Let $G=(V,E)$ be a directed acyclic graph. Define the set of all directed paths in $G$ by $\Gamma$. Given a subset $W\subseteq V$, let $\Gamma_W\subseteq \Gamma$ be the set of all paths $\gamma\in\Gamma$ supported on $V\backslash W$ (i.e all vertices in $\gamma$ belong to $V\backslash W$). Now define $l(W)$ to be: $$l(W)=\max_{\gamma\in \Gamma_W} |\gamma|$$ Where $|\gamma|$ is the number of vertices in $\gamma$.
I want to prove (or disprove) the following claim:
${\bf Claim:}$ For every $\epsilon>0$ and every $k>0$, there are constants $L$ and $N$ such that for any directed acyclic graph $G=(V, E)$ satisfying $|V|>N$ with the sum of incoming and outgoing degrees bounded by $k$, there exists a subset $W\subseteq V$ such that $\frac{|W|}{|V|}<\epsilon$ and $l(W)<L$.
The claim is true for directed trees (see edit 1 for a proof) but the same proof idea fails to work in more general DAGs. Moreover, the statement fails to be true if we remove the constant degree requirement for $G$. Indeed, the maximal topological order on vertices indexed from 1 to n can not be "blocked" for any $\epsilon>0$ by any set $W$ of size linear in $n$.
Any direction or idea would be welcome.
Edit 1:
For trees, a standard proof would go like this: For $0\leq i\leq L-1$, Define $W_L^i$ to be the set of all vertices reachable from the root with a directed path of length $i \pmod L$. Since the graph is a tree, any such path is uniquely defined for every vertex and therefore, for a given $L$, the set $\{W_L^i\}_{0\leq i\leq L-1}$ gives a partition of $V$. Therefore choosing $L=\frac{1}{\epsilon}$, there is some $i_0$ such that $|W_L^{i_0}|$ is at most $\frac{|V|}{L}=\epsilon |V|$. It is left to show that every $W_L^i$ is indeed $L$-blocking, but this is trivial since any step in a directed path down the tree increases the distance from the root by exactly 1, so the longest path containing no vertices from $W_L^i$ has to be of length at most $L-1$ (Connecting 2 adjacent floors in $W_L^i$)
Edit 2:
In general, the claim is true for any DAG for the special case of $\epsilon = \frac{2k}{2k+1}$ and $L=1$. To see that consider the following algorithm:
1- choose a vertex $v$ in the graph that still has neighbours.

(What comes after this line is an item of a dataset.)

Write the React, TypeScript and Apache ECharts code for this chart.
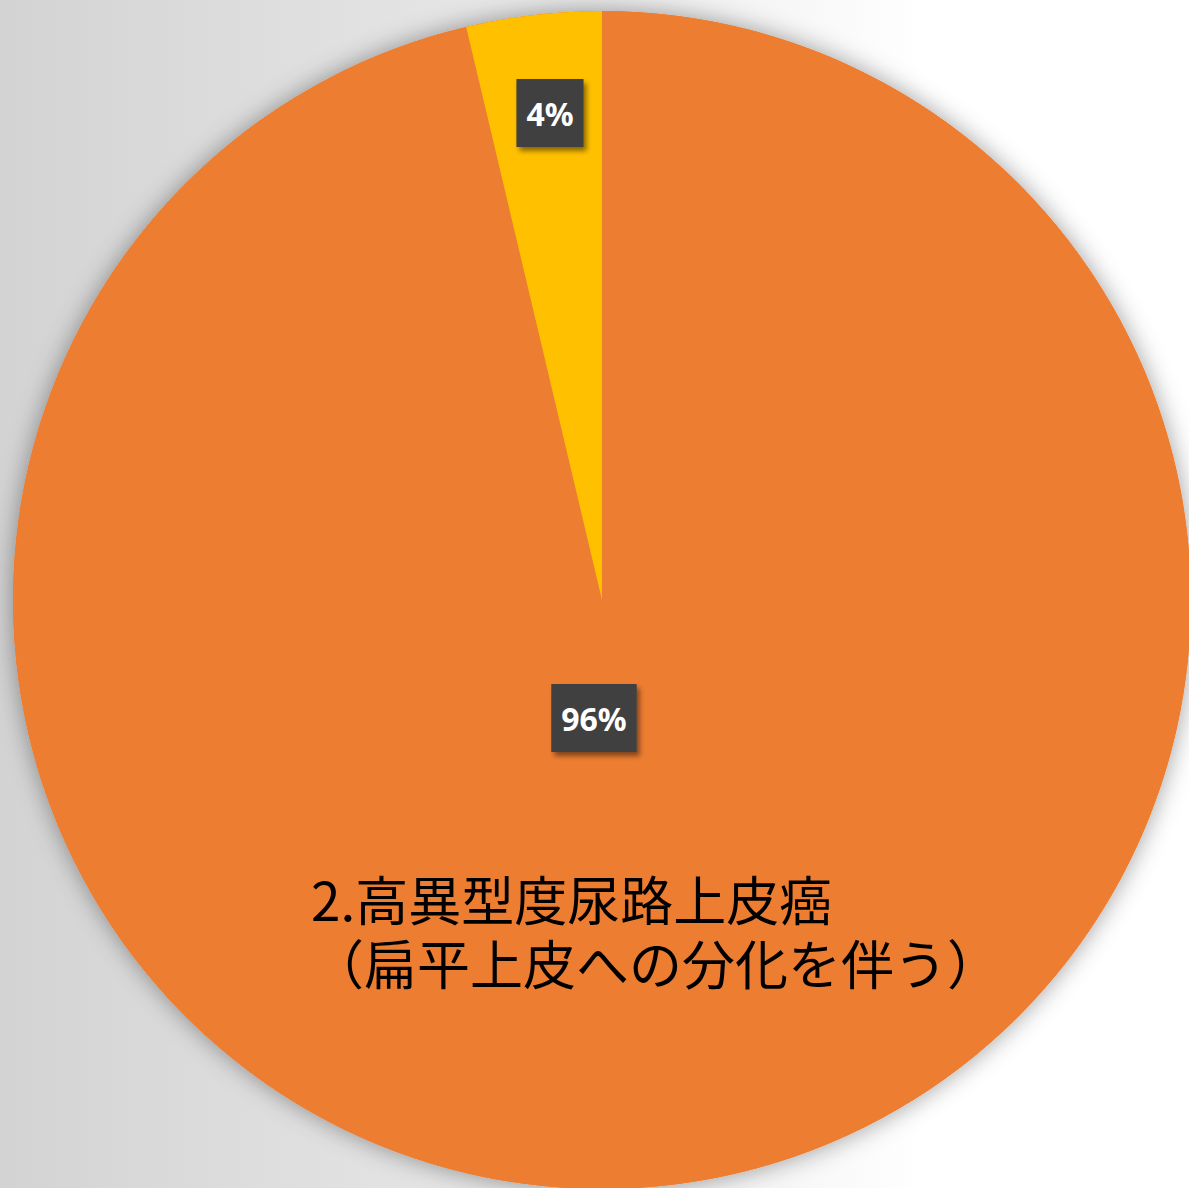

Keep $v$, and remove all of its neighbours (in both directions) from graph
2 - if any non isolated vertex is left, go back to 1. Otherwise exit.
The resulting graph is completely disconnected ($L=1$) and we removed at most an $\epsilon=\frac{2k}{2k+1}$ fraction of vertices from the graph. The claim follows.
Edit 3:
As Misha Lavrov showed, the previous bound can be made tighter and we can prove the claim for $\epsilon=\frac{k}{k+1}$. I discovered that this bound is not tight when the DAG has total degree bounded by 3. In this case, I will prove the claim for any $\epsilon>\frac{1}{2}$ where the previous bound is only $\epsilon=\frac{2}{3}$. Define the in-degree and out-degree of a vertex $v$ in $G$ by $in(v)$ and $out(v)$ respectively. From the assumption, for all $v \in V$, $in(v)+out(v)\leq 3$. Define 4 sets: $\{V_i\}_{i=0}^3$ by: $$V_i=\{v\in V | in(v)=i\}$$
Obviously, $\{V_i\}_{i=0}^3$ forms a partition of $V$. Therefore, either of the sets $V_1$ or $V_2$ has cardinality at most $\frac{n}{2}$. W.l.o.g, assume it is $V_1$. Let $G'$ be the subgraph of $G$ induced by $V_2$. Obviously, for all $v\in V_2$, $out(v)\leq 1$ and therefore, $G'$ is a disjoint union of directed trees with one vertex sink. Using the proof for trees, for any $\epsilon>0$, we can find a subset $W\subseteq V_2$ such that $\frac{|W|}{|V_2|}<\epsilon$ and $W$ is $\frac{1}{\epsilon}$-blocking in $G'$. Finally, define $W'= V_1 \cup W$. On one hand, $|W'|$ is upper bounded by $(\frac{1}{2}+\epsilon)n$ and on the other hand $W'$ is $(\frac{1}{\epsilon}+2)$-blocking since a directed path in $G$ can either stay in $V_2$ and get blocked by $W$ or get outside of $V_2$ and either be blocked by $V_1$ or do one last step from $V_0$, to $V_3$ or both.
This proves the claim.
PS. Crossposted at MO.
Solution 1:
I know it is a bad style but I have no time for proper typing now (maybe I'll do it later), so here is a set of handwritten notes with a counterexample. Questions are welcome, as usual :)
Solution 2:
The following is a writeup of Fedja's solution (with some details added).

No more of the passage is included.